Given data>
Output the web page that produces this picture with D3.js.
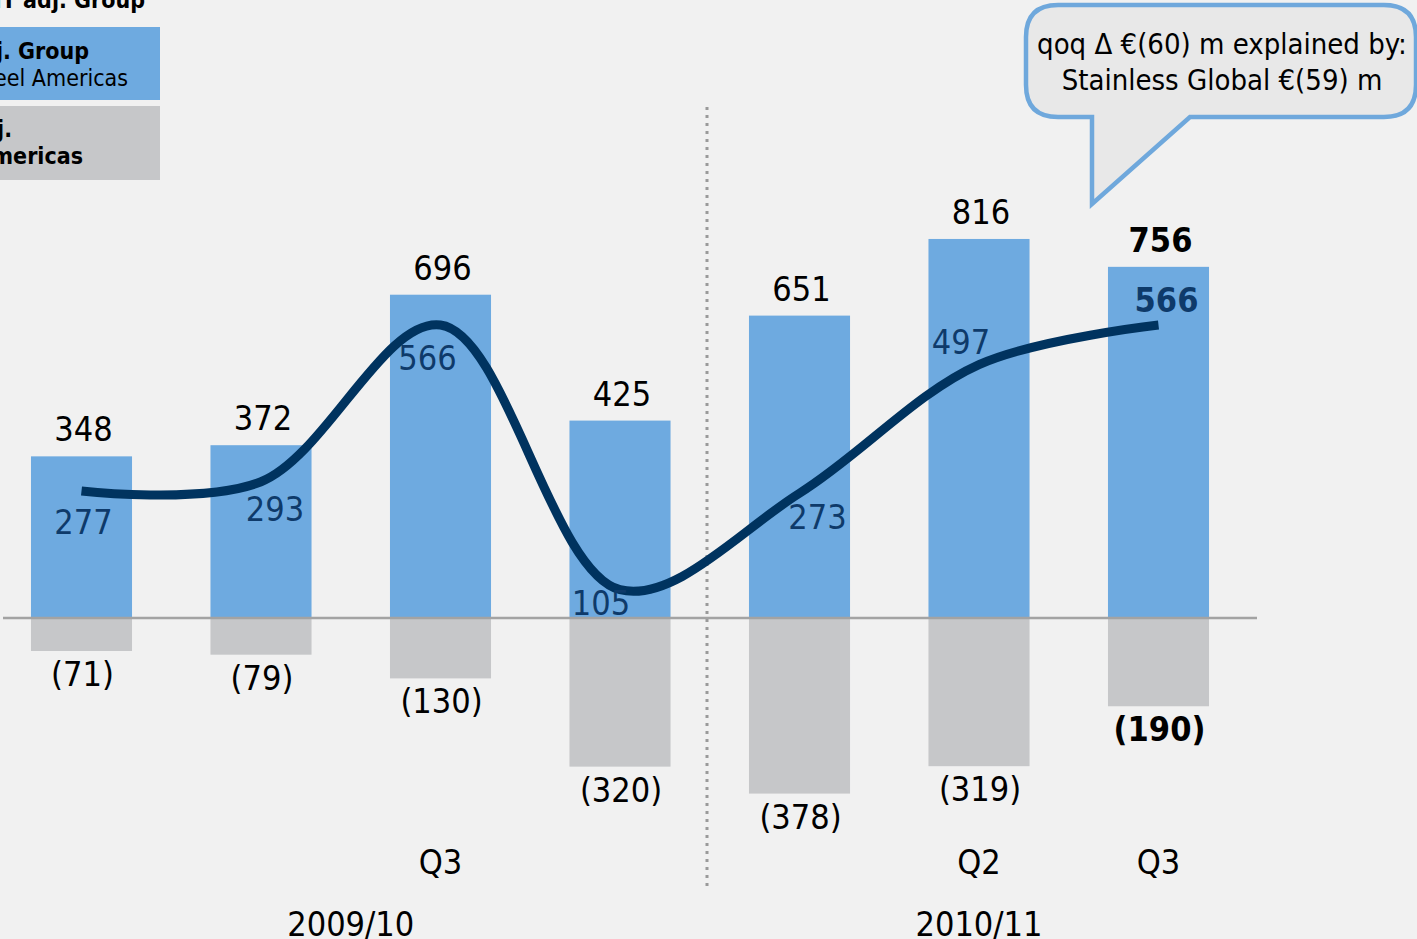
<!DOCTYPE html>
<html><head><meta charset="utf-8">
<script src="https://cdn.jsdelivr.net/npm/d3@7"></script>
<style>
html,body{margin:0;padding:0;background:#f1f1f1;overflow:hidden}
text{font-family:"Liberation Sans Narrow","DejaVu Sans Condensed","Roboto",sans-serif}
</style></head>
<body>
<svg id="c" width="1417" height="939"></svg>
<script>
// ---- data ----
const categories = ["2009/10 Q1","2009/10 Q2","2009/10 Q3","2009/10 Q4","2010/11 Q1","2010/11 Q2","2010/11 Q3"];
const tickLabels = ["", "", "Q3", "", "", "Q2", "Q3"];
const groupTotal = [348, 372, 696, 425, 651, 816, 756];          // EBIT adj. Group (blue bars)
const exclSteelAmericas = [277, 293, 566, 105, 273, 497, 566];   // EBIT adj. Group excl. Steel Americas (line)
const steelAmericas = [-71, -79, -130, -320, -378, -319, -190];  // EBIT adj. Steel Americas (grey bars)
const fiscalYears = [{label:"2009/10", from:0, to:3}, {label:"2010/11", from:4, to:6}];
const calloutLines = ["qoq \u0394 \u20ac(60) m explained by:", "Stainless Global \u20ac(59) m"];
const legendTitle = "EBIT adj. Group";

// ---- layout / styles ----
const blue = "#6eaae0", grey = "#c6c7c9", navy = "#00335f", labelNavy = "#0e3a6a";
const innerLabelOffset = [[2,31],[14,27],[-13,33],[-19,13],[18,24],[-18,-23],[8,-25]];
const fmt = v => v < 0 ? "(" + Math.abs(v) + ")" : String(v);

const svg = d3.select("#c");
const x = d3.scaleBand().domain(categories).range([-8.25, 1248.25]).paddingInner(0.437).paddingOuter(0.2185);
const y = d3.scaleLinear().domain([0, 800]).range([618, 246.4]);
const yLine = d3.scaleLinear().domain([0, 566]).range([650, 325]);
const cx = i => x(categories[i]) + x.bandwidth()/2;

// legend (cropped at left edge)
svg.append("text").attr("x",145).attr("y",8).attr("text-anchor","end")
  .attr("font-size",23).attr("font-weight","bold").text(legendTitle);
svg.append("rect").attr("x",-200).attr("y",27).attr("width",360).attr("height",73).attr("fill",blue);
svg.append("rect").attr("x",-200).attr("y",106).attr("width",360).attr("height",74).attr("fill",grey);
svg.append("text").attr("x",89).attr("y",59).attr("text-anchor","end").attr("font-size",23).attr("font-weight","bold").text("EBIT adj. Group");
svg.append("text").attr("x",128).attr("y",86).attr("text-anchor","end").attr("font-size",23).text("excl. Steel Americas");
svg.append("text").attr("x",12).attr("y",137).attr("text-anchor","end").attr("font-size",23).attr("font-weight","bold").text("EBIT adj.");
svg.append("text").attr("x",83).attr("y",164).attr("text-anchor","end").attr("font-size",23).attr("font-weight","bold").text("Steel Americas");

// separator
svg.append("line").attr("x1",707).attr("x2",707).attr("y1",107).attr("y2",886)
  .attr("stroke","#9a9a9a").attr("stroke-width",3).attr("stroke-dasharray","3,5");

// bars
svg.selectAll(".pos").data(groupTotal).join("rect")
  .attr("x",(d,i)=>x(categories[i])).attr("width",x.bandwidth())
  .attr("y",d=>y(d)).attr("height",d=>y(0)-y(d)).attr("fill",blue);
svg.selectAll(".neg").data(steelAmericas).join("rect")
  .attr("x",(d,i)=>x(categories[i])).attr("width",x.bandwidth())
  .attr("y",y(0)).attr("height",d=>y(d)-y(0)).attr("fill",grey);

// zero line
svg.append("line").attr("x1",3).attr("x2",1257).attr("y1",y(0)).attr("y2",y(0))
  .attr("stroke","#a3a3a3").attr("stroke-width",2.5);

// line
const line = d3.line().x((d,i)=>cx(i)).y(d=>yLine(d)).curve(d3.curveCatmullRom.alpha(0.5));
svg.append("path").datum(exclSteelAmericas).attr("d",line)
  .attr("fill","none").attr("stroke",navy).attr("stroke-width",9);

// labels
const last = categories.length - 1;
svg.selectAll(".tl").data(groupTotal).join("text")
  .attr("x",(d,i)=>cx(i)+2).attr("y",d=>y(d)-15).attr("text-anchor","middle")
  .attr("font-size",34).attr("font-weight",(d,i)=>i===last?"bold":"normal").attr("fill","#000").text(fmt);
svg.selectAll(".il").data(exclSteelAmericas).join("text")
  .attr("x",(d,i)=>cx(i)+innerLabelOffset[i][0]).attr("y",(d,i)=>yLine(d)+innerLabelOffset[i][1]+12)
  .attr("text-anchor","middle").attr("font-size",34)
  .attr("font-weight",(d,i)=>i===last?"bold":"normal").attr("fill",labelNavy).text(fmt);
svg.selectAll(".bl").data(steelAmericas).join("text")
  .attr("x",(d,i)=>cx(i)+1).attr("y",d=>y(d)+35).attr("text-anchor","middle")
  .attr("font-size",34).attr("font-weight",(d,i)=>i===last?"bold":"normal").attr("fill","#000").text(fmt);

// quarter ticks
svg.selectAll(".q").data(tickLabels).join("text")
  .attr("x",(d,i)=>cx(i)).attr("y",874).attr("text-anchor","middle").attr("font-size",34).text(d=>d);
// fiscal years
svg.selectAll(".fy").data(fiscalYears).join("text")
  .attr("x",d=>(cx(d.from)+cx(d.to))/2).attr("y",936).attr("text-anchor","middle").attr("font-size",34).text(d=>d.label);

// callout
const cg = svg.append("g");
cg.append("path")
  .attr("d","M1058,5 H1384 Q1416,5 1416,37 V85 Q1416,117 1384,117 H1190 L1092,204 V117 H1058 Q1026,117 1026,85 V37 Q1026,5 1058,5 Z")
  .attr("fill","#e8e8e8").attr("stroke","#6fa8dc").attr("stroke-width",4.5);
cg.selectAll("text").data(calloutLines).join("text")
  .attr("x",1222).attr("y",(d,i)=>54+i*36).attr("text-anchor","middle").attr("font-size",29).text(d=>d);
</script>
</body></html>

Written exercise> Transcribe the material exactly, and leave out whatever pictures it holds.

Completed exercise>
Output the web page that produces this picture with D3.js.
<!DOCTYPE html>
<html><head><meta charset="utf-8">
<script src="https://cdn.jsdelivr.net/npm/d3@7"></script>
<style>
html,body{margin:0;padding:0;background:#f1f1f1;overflow:hidden}
text{font-family:"Liberation Sans Narrow","DejaVu Sans Condensed","Roboto",sans-serif}
</style></head>
<body>
<svg id="c" width="1417" height="939"></svg>
<script>
// ---- data ----
const categories = ["2009/10 Q1","2009/10 Q2","2009/10 Q3","2009/10 Q4","2010/11 Q1","2010/11 Q2","2010/11 Q3"];
const tickLabels = ["", "", "Q3", "", "", "Q2", "Q3"];
const groupTotal = [348, 372, 696, 425, 651, 816, 756];          // EBIT adj. Group (blue bars)
const exclSteelAmericas = [277, 293, 566, 105, 273, 497, 566];   // EBIT adj. Group excl. Steel Americas (line)
const steelAmericas = [-71, -79, -130, -320, -378, -319, -190];  // EBIT adj. Steel Americas (grey bars)
const fiscalYears = [{label:"2009/10", from:0, to:3}, {label:"2010/11", from:4, to:6}];
const calloutLines = ["qoq \u0394 \u20ac(60) m explained by:", "Stainless Global \u20ac(59) m"];
const legendTitle = "EBIT adj. Group";

// ---- layout / styles ----
const blue = "#6eaae0", grey = "#c6c7c9", navy = "#00335f", labelNavy = "#0e3a6a";
const innerLabelOffset = [[2,31],[14,27],[-13,33],[-19,13],[18,24],[-18,-23],[8,-25]];
const fmt = v => v < 0 ? "(" + Math.abs(v) + ")" : String(v);

const svg = d3.select("#c");
const x = d3.scaleBand().domain(categories).range([-8.25, 1248.25]).paddingInner(0.437).paddingOuter(0.2185);
const y = d3.scaleLinear().domain([0, 800]).range([618, 246.4]);
const yLine = d3.scaleLinear().domain([0, 566]).range([650, 325]);
const cx = i => x(categories[i]) + x.bandwidth()/2;

// legend (cropped at left edge)
svg.append("text").attr("x",145).attr("y",8).attr("text-anchor","end")
  .attr("font-size",23).attr("font-weight","bold").text(legendTitle);
svg.append("rect").attr("x",-200).attr("y",27).attr("width",360).attr("height",73).attr("fill",blue);
svg.append("rect").attr("x",-200).attr("y",106).attr("width",360).attr("height",74).attr("fill",grey);
svg.append("text").attr("x",89).attr("y",59).attr("text-anchor","end").attr("font-size",23).attr("font-weight","bold").text("EBIT adj. Group");
svg.append("text").attr("x",128).attr("y",86).attr("text-anchor","end").attr("font-size",23).text("excl. Steel Americas");
svg.append("text").attr("x",12).attr("y",137).attr("text-anchor","end").attr("font-size",23).attr("font-weight","bold").text("EBIT adj.");
svg.append("text").attr("x",83).attr("y",164).attr("text-anchor","end").attr("font-size",23).attr("font-weight","bold").text("Steel Americas");

// separator
svg.append("line").attr("x1",707).attr("x2",707).attr("y1",107).attr("y2",886)
  .attr("stroke","#9a9a9a").attr("stroke-width",3).attr("stroke-dasharray","3,5");

// bars
svg.selectAll(".pos").data(groupTotal).join("rect")
  .attr("x",(d,i)=>x(categories[i])).attr("width",x.bandwidth())
  .attr("y",d=>y(d)).attr("height",d=>y(0)-y(d)).attr("fill",blue);
svg.selectAll(".neg").data(steelAmericas).join("rect")
  .attr("x",(d,i)=>x(categories[i])).attr("width",x.bandwidth())
  .attr("y",y(0)).attr("height",d=>y(d)-y(0)).attr("fill",grey);

// zero line
svg.append("line").attr("x1",3).attr("x2",1257).attr("y1",y(0)).attr("y2",y(0))
  .attr("stroke","#a3a3a3").attr("stroke-width",2.5);

// line
const line = d3.line().x((d,i)=>cx(i)).y(d=>yLine(d)).curve(d3.curveCatmullRom.alpha(0.5));
svg.append("path").datum(exclSteelAmericas).attr("d",line)
  .attr("fill","none").attr("stroke",navy).attr("stroke-width",9);

// labels
const last = categories.length - 1;
svg.selectAll(".tl").data(groupTotal).join("text")
  .attr("x",(d,i)=>cx(i)+2).attr("y",d=>y(d)-15).attr("text-anchor","middle")
  .attr("font-size",34).attr("font-weight",(d,i)=>i===last?"bold":"normal").attr("fill","#000").text(fmt);
svg.selectAll(".il").data(exclSteelAmericas).join("text")
  .attr("x",(d,i)=>cx(i)+innerLabelOffset[i][0]).attr("y",(d,i)=>yLine(d)+innerLabelOffset[i][1]+12)
  .attr("text-anchor","middle").attr("font-size",34)
  .attr("font-weight",(d,i)=>i===last?"bold":"normal").attr("fill",labelNavy).text(fmt);
svg.selectAll(".bl").data(steelAmericas).join("text")
  .attr("x",(d,i)=>cx(i)+1).attr("y",d=>y(d)+35).attr("text-anchor","middle")
  .attr("font-size",34).attr("font-weight",(d,i)=>i===last?"bold":"normal").attr("fill","#000").text(fmt);

// quarter ticks
svg.selectAll(".q").data(tickLabels).join("text")
  .attr("x",(d,i)=>cx(i)).attr("y",874).attr("text-anchor","middle").attr("font-size",34).text(d=>d);
// fiscal years
svg.selectAll(".fy").data(fiscalYears).join("text")
  .attr("x",d=>(cx(d.from)+cx(d.to))/2).attr("y",936).attr("text-anchor","middle").attr("font-size",34).text(d=>d.label);

// callout
const cg = svg.append("g");
cg.append("path")
  .attr("d","M1058,5 H1384 Q1416,5 1416,37 V85 Q1416,117 1384,117 H1190 L1092,204 V117 H1058 Q1026,117 1026,85 V37 Q1026,5 1058,5 Z")
  .attr("fill","#e8e8e8").attr("stroke","#6fa8dc").attr("stroke-width",4.5);
cg.selectAll("text").data(calloutLines).join("text")
  .attr("x",1222).attr("y",(d,i)=>54+i*36).attr("text-anchor","middle").attr("font-size",29).text(d=>d);
</script>
</body></html>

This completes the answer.